Answer
The exact value of the average rate of change of $f$ is $\frac{2\sqrt{2}-4}{\pi }$.
Work Step by Step
The slope of the line through the points $\left( {{x}_{1}},f\left( {{x}_{1}} \right) \right)$ and $\left( {{x}_{2}},f\left( {{x}_{2}} \right) \right)$ is defined as the average rate of change of the function.
Consider the following equation of slope $m$:
$m=\frac{f\left( {{x}_{2}} \right)-f\left( {{x}_{1}} \right)}{{{x}_{2}}-{{x}_{1}}}$
Put $\frac{3\pi }{2}$ for ${{x}_{2}}$ and $\frac{5\pi }{4}$ for ${{x}_{1}}$.

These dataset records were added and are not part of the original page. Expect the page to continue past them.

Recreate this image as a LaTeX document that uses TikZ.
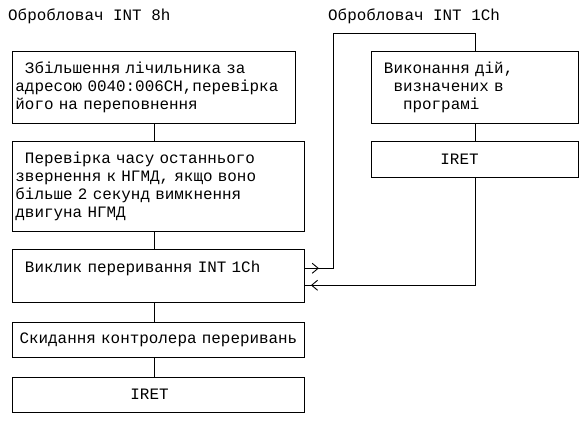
\documentclass[tikz,border=0pt]{standalone}
\usepackage{fontspec}
\setmonofont{Liberation Mono}
\usetikzlibrary{positioning,arrows.meta,decorations.markings}
\newcommand{\chsp}{\hspace*{0.6em}}

\begin{document}
\begin{tikzpicture}[
    x=1pt, y=-1pt,
    font=\ttfamily\fontsize{15.9}{18.3}\selectfont,
    node distance=17pt,
    title/.style={anchor=west, inner sep=0pt},
    box/.style={rectangle, draw, line width=0.9pt, inner xsep=3pt, inner ysep=0pt, align=left},
    leftbox/.style={box, text width=286pt},
    rightbox/.style={box, text width=201pt},
    link/.style={line width=0.9pt},
    callline/.style={link, postaction={decorate}, decoration={markings, mark=at position 14pt with {\arrow{Straight Barb[length=6pt,width=10pt]}}}},
    retline/.style={link, postaction={decorate}, decoration={markings, mark=at position -6pt with {\arrow{Straight Barb[length=6pt,width=10pt]}}}}
]
\useasboundingbox (0,0) rectangle (585,421);

% Titles
\node[title] (title8) at (8,16) {Обробловач INT 8h};
\node[title] (title1c) at (328,16) {Обробловач INT 1Ch};

% INT 8h handler
\node[box, text width=277pt, minimum height=72pt, anchor=north west] (count) at (12,51) {\chsp Збільшення лічильника за\\адресою 0040:006CH,перевірка\\його на переповнення};
\node[leftbox, minimum height=90pt, below=17pt of count.south west, anchor=north west] (floppy) {\chsp Перевірка часу останнього\\звернення к НГМД, якщо воно\\більше 2 секунд вимкнення\\двигуна НГМД};
\node[leftbox, minimum height=53pt, below=of floppy] (call) {\chsp Виклик переривання INT 1Ch\\ \mbox{}};
\node[leftbox, inner xsep=1pt, text width=290pt, align=center, minimum height=35pt, below=19pt of call] (reset) {Скидання контролера переривань};
\node[leftbox, minimum height=35pt, below=19pt of reset] (iret8) {\hspace*{115pt}IRET};

% INT 1Ch handler
\node[rightbox, minimum height=72pt, anchor=north west] (user) at (371,51) {\chsp Виконання дій,\\\chsp\chsp визначених в\\\chsp\chsp\chsp програмі};
\node[rightbox, minimum height=36pt, below=of user] (iret1c) {\hspace*{66pt}IRET};

% Links
\draw[link] (count.south) -- (count.south |- floppy.north);
\draw[link] (count.south |- floppy.south) -- (count.south |- call.north);
\draw[link] (count.south |- call.south) -- (count.south |- reset.north);
\draw[link] (count.south |- reset.south) -- (count.south |- iret8.north);
\draw[link] (user) -- (iret1c);

% Call and return
\coordinate (calltop) at (333,33);
\draw[callline] ([yshift=7.5pt]call.east) -- ([yshift=7.5pt]call.east -| calltop) -- (calltop) -| (user.north);
\draw[retline] (iret1c.south) |- ([yshift=-9.5pt]call.east);

\end{tikzpicture}
\end{document}
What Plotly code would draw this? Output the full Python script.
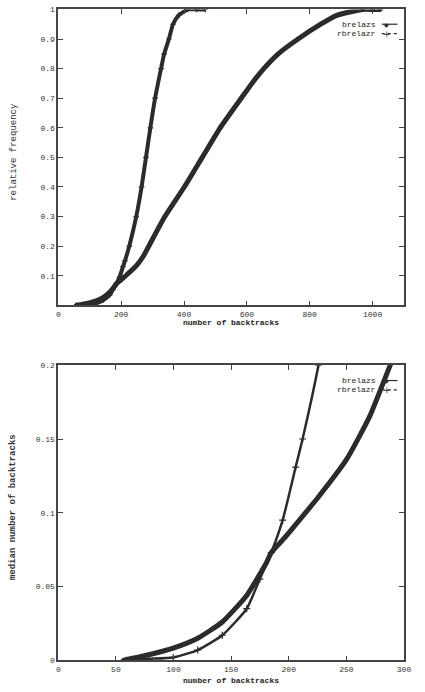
import plotly.graph_objects as go

# Data (number of backtracks vs relative frequency)
brelazs_x = [56, 78.6, 99.8, 121, 142.3, 163.5, 180.5, 184.8, 197.5, 206, 225, 250, 270, 288,
             339, 401, 458, 515, 582, 616, 654, 700, 763, 835, 886, 969, 1000, 1026]
brelazs_y = [0.0, 0.0038, 0.0083, 0.015, 0.026, 0.044, 0.066, 0.073, 0.084, 0.092, 0.11, 0.136, 0.165, 0.2,
             0.3, 0.4, 0.5, 0.6, 0.7, 0.75, 0.8, 0.85, 0.9, 0.95, 0.98, 1.0, 1.0, 1.0]
rbrelazr_x = [59, 78.6, 99.8, 121, 142.3, 163.5, 174.8, 184.8, 194.7, 206, 212, 225.8, 248, 265, 279,
              293, 308, 327, 337, 352, 365, 383, 412, 440, 468]
rbrelazr_y = [0.0, 0.001, 0.002, 0.007, 0.017, 0.035, 0.055, 0.073, 0.095, 0.131, 0.15, 0.2, 0.3, 0.4, 0.5,
              0.6, 0.7, 0.8, 0.85, 0.9, 0.95, 0.98, 1.0, 1.0, 1.0]
series_names = ["brelazs", "rbrelazr"]

top_xticks = [0, 200, 400, 600, 800, 1000]
top_yticks = [0.1, 0.2, 0.3, 0.4, 0.5, 0.6, 0.7, 0.8, 0.9, 1]
top_yticktext = ["0.1", "0.2", "0.3", "0.4", "0.5", "0.6", "0.7", "0.8", "0.9", "1"]
bot_xticks = [0, 50, 100, 150, 200, 250, 300]
bot_yticks = [0, 0.05, 0.1, 0.15, 0.2]
bot_yticktext = ["0", "0.05", "0.1", "0.15", "0.2"]

INK = "#2b2b2b"
MONO = "Liberation Mono, DejaVu Sans Mono, monospace"
LINE = dict(shape="spline", smoothing=0.5)

fig = go.Figure()

# top panel
fig.add_trace(go.Scatter(x=brelazs_x, y=brelazs_y, name=series_names[0], mode="lines+markers",
                         line=dict(color=INK, width=5, **LINE),
                         marker=dict(symbol="diamond", size=4, color=INK),
                         xaxis="x", yaxis="y", showlegend=False))
fig.add_trace(go.Scatter(x=rbrelazr_x, y=rbrelazr_y, name=series_names[1], mode="lines+markers",
                         line=dict(color=INK, width=4, **LINE),
                         marker=dict(symbol="cross-thin", size=4, line=dict(color=INK, width=1.2)),
                         xaxis="x", yaxis="y", showlegend=False))
# bottom panel
fig.add_trace(go.Scatter(x=brelazs_x, y=brelazs_y, name=series_names[0], mode="lines+markers",
                         line=dict(color=INK, width=5, **LINE),
                         marker=dict(symbol="diamond", size=4, color=INK),
                         xaxis="x2", yaxis="y2", showlegend=False))
fig.add_trace(go.Scatter(x=rbrelazr_x, y=rbrelazr_y, name=series_names[1], mode="lines+markers",
                         line=dict(color=INK, width=2.5, **LINE),
                         marker=dict(symbol="cross-thin", size=5, line=dict(color=INK, width=1.2)),
                         xaxis="x2", yaxis="y2", showlegend=False))

W, H = 425, 692
xdom = [57.5 / W, 410.7 / W]
ydom_top = [1 - 305.3 / H, 1 - 5.5 / H]
ydom_bot = [1 - 665 / H, 1 - 366 / H]

axis_common = dict(showline=True, linecolor="#444", linewidth=1.5, mirror="ticks",
                   ticks="inside", ticklen=5, tickcolor="#444", tickwidth=1,
                   showgrid=False, zeroline=False,
                   tickfont=dict(family=MONO, size=8, color="#333"))

annotations = [
    dict(text="<b>number of backtracks</b>", x=(xdom[0] + xdom[1]) / 2, y=1 - 323 / H,
         xref="paper", yref="paper", showarrow=False, xanchor="center", yanchor="middle",
         font=dict(family=MONO, size=8, color="#222")),
    dict(text="<b>number of backtracks</b>", x=(xdom[0] + xdom[1]) / 2, y=1 - 685 / H,
         xref="paper", yref="paper", showarrow=False, xanchor="center", yanchor="middle",
         font=dict(family=MONO, size=8, color="#222")),
    dict(text="relative frequency", x=12 / W, y=1 - 150 / H, textangle=-90,
         xref="paper", yref="paper", showarrow=False, xanchor="center", yanchor="middle",
         font=dict(family=MONO, size=9, color="#333")),
    dict(text="<b>median number of backtracks</b>", x=12 / W, y=1 - 510 / H, textangle=-90,
         xref="paper", yref="paper", showarrow=False, xanchor="center", yanchor="middle",
         font=dict(family=MONO, size=9, color="#333")),
]
shapes = []

# gnuplot-style keys: label on the left, sample line + symbol on the right
for top_px in (20.5, 381.5):
    for i, name in enumerate(series_names):
        ypx = top_px + i * 9.5
        yp = 1 - ypx / H
        annotations.append(dict(text=name, x=384 / W, y=yp, xref="paper", yref="paper",
                                showarrow=False, xanchor="right", yanchor="middle",
                                font=dict(family=MONO, size=8, color="#222")))
        shapes.append(dict(type="line", xref="paper", yref="paper",
                           x0=388 / W, x1=404 / W, y0=yp, y1=yp,
                           line=dict(color=INK, width=1.2, dash="solid" if i == 0 else "dot")))
        annotations.append(dict(text="◆" if i == 0 else "+", x=393 / W, y=yp,
                                xref="paper", yref="paper", showarrow=False,
                                xanchor="center", yanchor="middle",
                                font=dict(family="DejaVu Sans", size=6 if i == 0 else 9, color=INK)))

fig.update_layout(
    width=W, height=H, margin=dict(l=0, r=0, t=0, b=0),
    paper_bgcolor="white", plot_bgcolor="white",
    xaxis=dict(domain=xdom, range=[0, 1100], tickvals=top_xticks, anchor="y", **axis_common),
    yaxis=dict(domain=ydom_top, range=[0, 1], tickvals=top_yticks, ticktext=top_yticktext,
               anchor="x", **axis_common),
    xaxis2=dict(domain=xdom, range=[0, 300], tickvals=bot_xticks, anchor="y2", **axis_common),
    yaxis2=dict(domain=ydom_bot, range=[0, 0.2], tickvals=bot_yticks, ticktext=bot_yticktext,
                anchor="x2", **axis_common),
    showlegend=False,
    annotations=annotations,
    shapes=shapes,
)

fig.write_html("out.html")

$m=\frac{f\left( \frac{3\pi }{2} \right)-f\left( \frac{5\pi }{4} \right)}{\frac{3\pi }{2}-\frac{5\pi }{4}}$
The condition is
$f\left( x \right)=\sin x$
Now, apply the condition in the above equation $m$.
$m=\frac{\sin \left( \frac{3\pi }{2} \right)-\sin \left( \frac{5\pi }{4} \right)}{\frac{3\pi }{2}-\frac{5\pi }{4}}$ …… (1)
The angle $\frac{5\pi }{4}$ lies between $\pi $ and $\frac{3\pi }{2}$, in quadrant III.
And, calculate the reference angle as follows
$\begin{align}
& {\theta }'=\frac{5\pi }{4}-\pi \\
& =\frac{5\pi -4\pi }{3} \\
& =\frac{\pi }{4}
\end{align}$
Hence,
$\sin \frac{5\pi }{4}=\frac{\sqrt{2}}{2}$
Here, the sine is negative in quadrant III.
So,
$\sin \frac{5\pi }{4}=-\sin \frac{\pi }{4}$
Put $\frac{\sqrt{2}}{2}$ for $\sin \frac{\pi }{4}$.
$\sin \frac{5\pi }{4}=-\frac{\sqrt{2}}{2}$
Put $-1$ for $\sin \left( \frac{3\pi }{2} \right)$ and $-\frac{\sqrt{2}}{2}$ for $\sin \frac{5\pi }{4}$ in equation (1).
$\begin{align}
& m=\frac{\sin \left( \frac{3\pi }{2} \right)-\sin \left( \frac{5\pi }{4} \right)}{\frac{3\pi }{2}-\frac{5\pi }{4}} \\
& =\frac{\left( -1 \right)-\left( -\frac{\sqrt{2}}{2} \right)}{\frac{6\pi -5\pi }{4}} \\
& =\frac{-1+\frac{\sqrt{2}}{2}}{\frac{\pi }{4}}
\end{align}$
Further solve,
$\begin{align}
& m=\left( -1+\frac{\sqrt{2}}{2} \right)\frac{4}{\pi } \\
& =\frac{-4+\frac{\sqrt{2}}{2}\left( 4 \right)}{\pi } \\
& =\frac{2\sqrt{2}-4}{\pi }
\end{align}$